Outro ponto a ser mencionado é que a grande maioria de pesquisas utiliza os dados dos sistemas de informação de epidemiologia segundo o local de residência dos eventos. No entanto, é possível utilizar esses dados segundo local de ocorrência dos eventos, identificando os serviços de saúde onde os casos aconteceram, para avaliar o fluxo de pacientes e analisar em maior profundidade a questão de acessibilidade aos serviços de saúde 4, ou mesmo para identificar possíveis diferenças quanto ao perfil epidemiológico dos pacientes de diferentes serviços de saúde. Essas informações, aliadas às informações disponíveis em outros sistemas de informação, poderiam constituir-se em pistas importantes para avaliação da qualidade da atenção prestada, que Novaes aponta como sendo uma das vertentes importantes na pesquisa em/sobre serviços de saúde.
Houve enorme avanço com a implantação dos sistemas de informação de base nacional, os quais tiveram o mérito de padronizar a coleta, tratamento e disseminação de dados, dotando o país de informações mais confiáveis, comparáveis e ágeis 5. Os serviços de saúde são a principal fonte obtenção de dados, porém cabe, mais uma vez, retomar a discussão de que, até o momento, seu papel tem praticamente ficado restrito ao preenchimento de planilhas, muitas vezes duplicando ou mesmo multiplicando a coleta de dados para os diferentes sistemas de informação. Com o conhecimento disponível hoje em tecnologia da informação, seria possível buscar maior grau de informatização na produção de dados, promover a integração, interoperabilidade e flexibilidade dos sistemas de informação, otimizando a coleta de dados. Como resultado, haveria menor desgaste dos serviços de saúde nessas atividades, redução de custos para produção de dados (impressão, transporte, digitação e guarda de documentos) e, por último, uma melhoria da qualidade da informação.
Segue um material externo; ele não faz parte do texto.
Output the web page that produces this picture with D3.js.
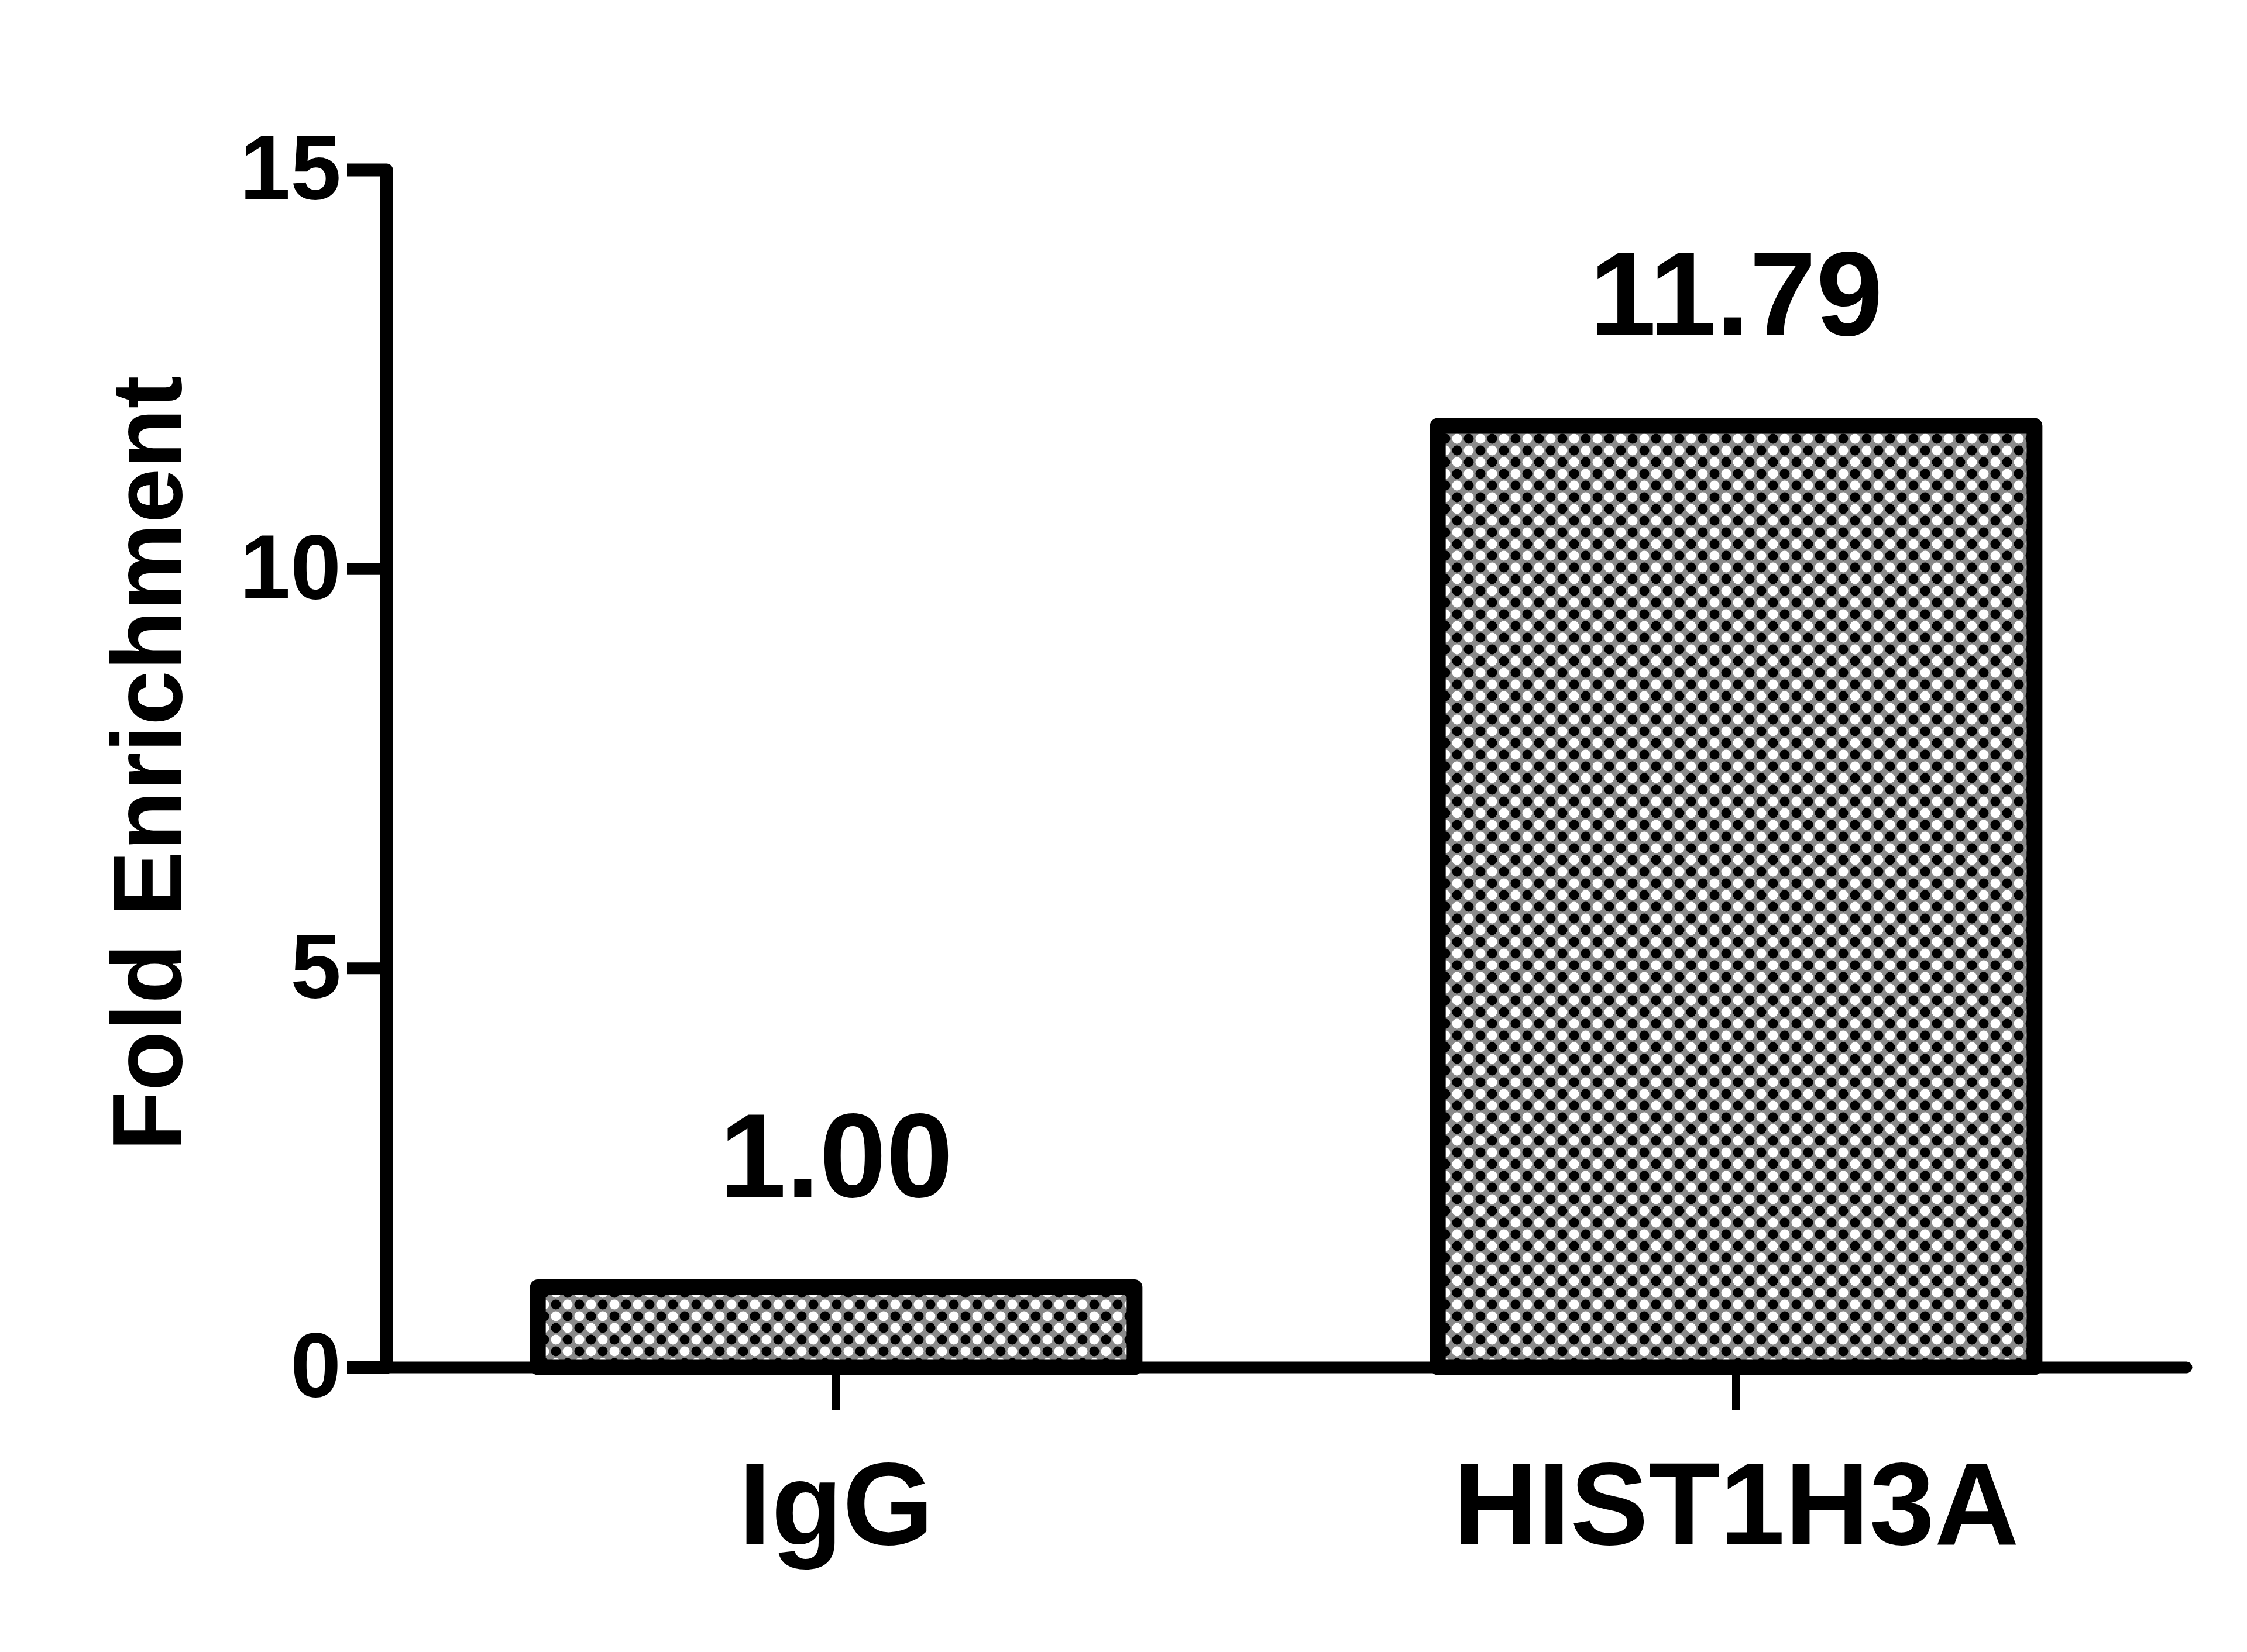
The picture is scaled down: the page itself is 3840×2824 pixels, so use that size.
<!DOCTYPE html>
<html>
<head>
<meta charset="utf-8">
<script src="https://d3js.org/d3.v7.min.js"></script>
<style>
  body { margin: 0; background: #fff; }
  svg { display: block; font-family: "Liberation Sans", Arial, sans-serif; font-weight: bold; }
</style>
</head>
<body>
<svg width="3840" height="2824"></svg>
<script>
// data
var categories = ["IgG", "HIST1H3A"];
var values = [1.00, 11.79];
var valueLabels = ["1.00", "11.79"];
var yTicks = [0, 5, 10, 15];
var yTitle = "Fold Enrichment";

var svg = d3.select("svg"),
    plotLeft = 660, plotRight = 3736, plotTop = 290, plotBottom = 2337;

// x : two bands, bars about 2/3 of a step
var x = d3.scaleBand()
    .domain(categories)
    .range([plotLeft, plotRight])
    .paddingInner(0.337)
    .paddingOuter(0.1685);

var y = d3.scaleLinear()
    .domain([0, 15])
    .range([plotBottom, plotTop]);

// dotted grey fill (blurred checkerboard of dots)
var pat = svg.append("defs").append("pattern")
    .attr("id", "dots")
    .attr("patternUnits", "userSpaceOnUse")
    .attr("width", 40)
    .attr("height", 40);
pat.append("rect").attr("width", 40).attr("height", 40).attr("fill", "#8a8a8a");
[[10, 10], [30, 30]].forEach(function(p) {
  pat.append("circle").attr("cx", p[0]).attr("cy", p[1]).attr("r", 8.5).attr("fill", "#000");
});
[[30, 10], [10, 30]].forEach(function(p) {
  pat.append("circle").attr("cx", p[0]).attr("cy", p[1]).attr("r", 8.5).attr("fill", "#fff");
});

// bars
svg.append("g")
    .selectAll("rect")
    .data(values)
    .enter().append("rect")
    .attr("x", function(d, i) { return x(categories[i]); })
    .attr("y", function(d) { return y(d); })
    .attr("width", x.bandwidth())
    .attr("height", function(d) { return y(0) - y(d); })
    .attr("fill", "url(#dots)")
    .attr("stroke", "#000")
    .attr("stroke-width", 27)
    .attr("stroke-linejoin", "round");

// value labels
svg.append("g")
    .selectAll("text")
    .data(values)
    .enter().append("text")
    .attr("x", function(d, i) { return x(categories[i]) + x.bandwidth() / 2; })
    .attr("y", function(d) { return y(d) - 155; })
    .attr("text-anchor", "middle")
    .attr("font-size", 205)
    .attr("fill", "#000")
    .text(function(d, i) { return valueLabels[i]; });

// axe Y
var gy = svg.append("g")
    .attr("transform", "translate(" + plotLeft + ",0)")
    .call(d3.axisLeft(y).tickValues(yTicks).tickSize(67).tickPadding(10).tickFormat(d3.format("d")));
gy.attr("font-family", null).attr("font-size", null);
gy.select(".domain")
    .attr("stroke", "#000")
    .attr("stroke-width", 22)
    .attr("stroke-linejoin", "round")
    .attr("fill", "none");
gy.selectAll(".tick line").attr("stroke", "#000").attr("stroke-width", 20);
gy.selectAll(".tick text")
    .attr("font-size", 156)
    .attr("fill", "#000");

// axe X
var gx = svg.append("g")
    .attr("transform", "translate(0," + plotBottom + ")")
    .call(d3.axisBottom(x).tickSize(73).tickSizeOuter(0));
gx.attr("font-family", null).attr("font-size", null);
gx.select(".domain")
    .attr("stroke", "#000")
    .attr("stroke-width", 20)
    .attr("stroke-linecap", "round");
gx.selectAll(".tick line").attr("stroke", "#000").attr("stroke-width", 14);
gx.selectAll(".tick text")
    .attr("y", 303)
    .attr("dy", 0)
    .attr("font-size", 200)
    .attr("fill", "#000");

// titre axe Y
svg.append("text")
    .attr("transform", "translate(310,1305) rotate(-90)")
    .attr("text-anchor", "middle")
    .attr("font-size", 168)
    .attr("fill", "#000")
    .text(yTitle);
</script>
</body>
</html>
1. Mello-Jorge MHP, Gotlieb SLD, Soboll MLMS, Almeida MF, Latorre MRDO. Avaliação do Sistema de Informação sobre Nascidos Vivos e o uso de seus dados em epidemiologia e estatísticas de saúde. Rev Saúde Pública 1993; 27 Suppl:2-21.
2. Silva AAM, Ribeiro VS, Borba Jr. AF, Silva RA. Avaliação da qualidade dos dados do Sistema de Informações sobre Nascidos Vivos de 1997-1998. Rev Saúde Pública 2001; 35:508-14.
3. Theme Filha MM, Gama SGN, Cunha CB, Leal MC. Confiabilidade do Sistema de Informações sobre Nascidos Vivos hospitalares no Município do Rio de Janeiro, 1999-2001. Cad Saúde Pública 2004; 20 Suppl 1: S83-S91.
4. Campos TP, Carvalho MS. Assistência ao parto no Município do Rio de Janeiro: perfil das maternidades e o acesso da clientela. Cad Saúde Pública 2000; 16:411-20.
5. Almeida MF. Descentralização de sistemas de informação e o uso das informações em nível municipal. Inf Epidemiol SUS 1998; 7:27-33.